--- TASK TO CARRY OUT ---
Restate, exactly and without pictures, the lines from the start of the listing below through the line holding "import pandas as pd".

------------------------------------------------------------------------

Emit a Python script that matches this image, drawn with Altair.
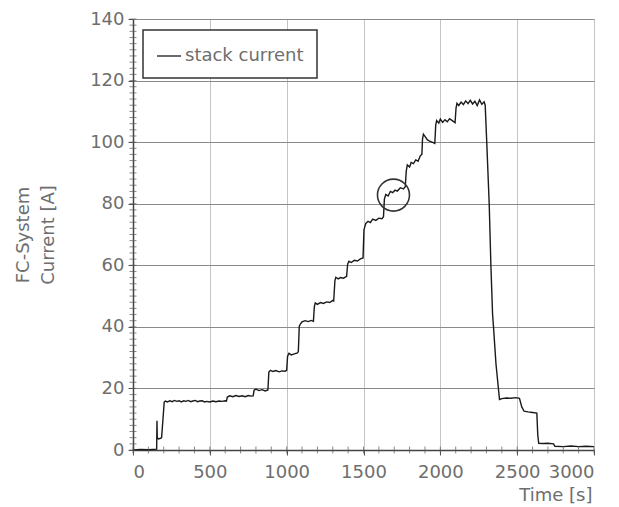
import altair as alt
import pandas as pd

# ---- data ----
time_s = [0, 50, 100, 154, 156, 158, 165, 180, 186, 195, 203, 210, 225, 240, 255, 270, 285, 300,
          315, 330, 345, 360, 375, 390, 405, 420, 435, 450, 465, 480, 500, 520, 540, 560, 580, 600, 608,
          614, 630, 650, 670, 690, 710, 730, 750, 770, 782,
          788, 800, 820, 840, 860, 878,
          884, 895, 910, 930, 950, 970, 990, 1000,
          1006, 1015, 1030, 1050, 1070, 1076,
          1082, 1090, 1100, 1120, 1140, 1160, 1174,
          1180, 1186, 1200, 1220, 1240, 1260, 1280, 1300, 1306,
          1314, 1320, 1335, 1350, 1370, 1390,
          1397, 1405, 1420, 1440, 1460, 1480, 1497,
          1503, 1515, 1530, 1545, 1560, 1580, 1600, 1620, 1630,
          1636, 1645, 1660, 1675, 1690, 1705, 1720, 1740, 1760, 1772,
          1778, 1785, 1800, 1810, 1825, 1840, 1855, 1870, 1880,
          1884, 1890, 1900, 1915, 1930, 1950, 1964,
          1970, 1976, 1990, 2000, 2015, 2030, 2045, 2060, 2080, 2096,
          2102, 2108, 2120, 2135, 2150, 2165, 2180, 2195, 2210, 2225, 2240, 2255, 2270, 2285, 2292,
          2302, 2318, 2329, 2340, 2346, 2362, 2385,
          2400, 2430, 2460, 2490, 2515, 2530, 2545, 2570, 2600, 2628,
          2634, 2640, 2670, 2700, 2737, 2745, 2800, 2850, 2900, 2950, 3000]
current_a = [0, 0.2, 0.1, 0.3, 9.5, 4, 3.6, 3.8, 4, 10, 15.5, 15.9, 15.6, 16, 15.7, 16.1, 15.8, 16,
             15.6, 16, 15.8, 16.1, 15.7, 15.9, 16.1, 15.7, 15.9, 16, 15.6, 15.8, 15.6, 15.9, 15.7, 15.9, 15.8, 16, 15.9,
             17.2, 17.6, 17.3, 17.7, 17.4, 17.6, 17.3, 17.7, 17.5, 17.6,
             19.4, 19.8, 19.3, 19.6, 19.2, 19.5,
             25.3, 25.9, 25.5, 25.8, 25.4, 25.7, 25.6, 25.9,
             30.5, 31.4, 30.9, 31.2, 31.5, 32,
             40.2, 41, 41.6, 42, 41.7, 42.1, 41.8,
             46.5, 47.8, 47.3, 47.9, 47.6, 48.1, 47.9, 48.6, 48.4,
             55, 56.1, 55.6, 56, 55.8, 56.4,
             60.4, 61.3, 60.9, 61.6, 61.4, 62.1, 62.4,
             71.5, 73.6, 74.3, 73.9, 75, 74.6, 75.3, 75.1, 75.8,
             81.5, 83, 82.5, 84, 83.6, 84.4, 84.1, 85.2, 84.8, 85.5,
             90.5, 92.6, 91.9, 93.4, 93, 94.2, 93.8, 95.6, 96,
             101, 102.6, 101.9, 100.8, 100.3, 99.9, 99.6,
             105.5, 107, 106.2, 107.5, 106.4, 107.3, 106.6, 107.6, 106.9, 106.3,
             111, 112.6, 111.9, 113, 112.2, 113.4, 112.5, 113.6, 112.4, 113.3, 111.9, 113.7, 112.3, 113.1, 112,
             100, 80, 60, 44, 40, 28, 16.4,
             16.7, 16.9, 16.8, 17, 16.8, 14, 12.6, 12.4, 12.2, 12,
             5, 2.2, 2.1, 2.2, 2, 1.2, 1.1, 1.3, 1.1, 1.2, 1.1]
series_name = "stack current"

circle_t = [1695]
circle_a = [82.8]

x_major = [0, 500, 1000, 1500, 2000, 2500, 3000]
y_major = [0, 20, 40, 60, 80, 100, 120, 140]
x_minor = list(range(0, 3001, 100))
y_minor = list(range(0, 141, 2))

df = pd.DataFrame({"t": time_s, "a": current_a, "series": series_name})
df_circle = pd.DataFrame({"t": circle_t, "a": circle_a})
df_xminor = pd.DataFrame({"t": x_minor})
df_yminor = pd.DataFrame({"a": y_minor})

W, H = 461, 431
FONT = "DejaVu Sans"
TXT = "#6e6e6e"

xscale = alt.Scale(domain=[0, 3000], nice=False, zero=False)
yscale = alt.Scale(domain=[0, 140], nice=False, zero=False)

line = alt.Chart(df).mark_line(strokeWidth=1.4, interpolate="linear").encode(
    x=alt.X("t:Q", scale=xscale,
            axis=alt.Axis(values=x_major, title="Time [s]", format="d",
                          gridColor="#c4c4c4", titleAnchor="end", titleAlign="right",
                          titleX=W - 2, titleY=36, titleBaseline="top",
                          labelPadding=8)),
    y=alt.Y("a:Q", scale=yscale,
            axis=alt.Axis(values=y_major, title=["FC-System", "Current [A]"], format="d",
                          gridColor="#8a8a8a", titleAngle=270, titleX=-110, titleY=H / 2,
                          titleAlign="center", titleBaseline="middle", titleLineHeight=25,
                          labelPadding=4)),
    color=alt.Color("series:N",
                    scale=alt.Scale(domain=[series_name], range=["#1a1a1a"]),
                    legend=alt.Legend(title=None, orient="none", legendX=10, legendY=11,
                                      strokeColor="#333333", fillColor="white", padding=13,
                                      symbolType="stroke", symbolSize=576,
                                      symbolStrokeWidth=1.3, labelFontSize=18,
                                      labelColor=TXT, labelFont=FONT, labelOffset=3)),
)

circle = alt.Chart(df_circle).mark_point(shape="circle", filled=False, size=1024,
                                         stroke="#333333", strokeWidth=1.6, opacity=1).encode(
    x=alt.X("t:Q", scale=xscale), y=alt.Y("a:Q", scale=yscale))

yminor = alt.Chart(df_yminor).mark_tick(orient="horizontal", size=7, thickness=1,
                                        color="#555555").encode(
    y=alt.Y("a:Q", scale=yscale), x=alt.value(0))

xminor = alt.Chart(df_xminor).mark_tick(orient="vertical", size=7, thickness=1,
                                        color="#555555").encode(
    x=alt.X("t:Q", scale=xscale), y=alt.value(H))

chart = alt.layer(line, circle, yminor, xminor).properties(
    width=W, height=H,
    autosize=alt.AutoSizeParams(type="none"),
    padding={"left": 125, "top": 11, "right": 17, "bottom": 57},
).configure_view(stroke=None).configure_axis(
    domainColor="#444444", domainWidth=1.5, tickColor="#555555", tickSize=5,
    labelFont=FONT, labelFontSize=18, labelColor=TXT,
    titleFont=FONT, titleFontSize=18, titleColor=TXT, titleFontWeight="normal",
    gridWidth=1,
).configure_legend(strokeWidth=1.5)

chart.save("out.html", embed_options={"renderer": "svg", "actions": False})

------------------------------------------------------------------------

--- FULL SOLUTION ---
Emit a Python script that matches this image, drawn with Altair.
import altair as alt
import pandas as pd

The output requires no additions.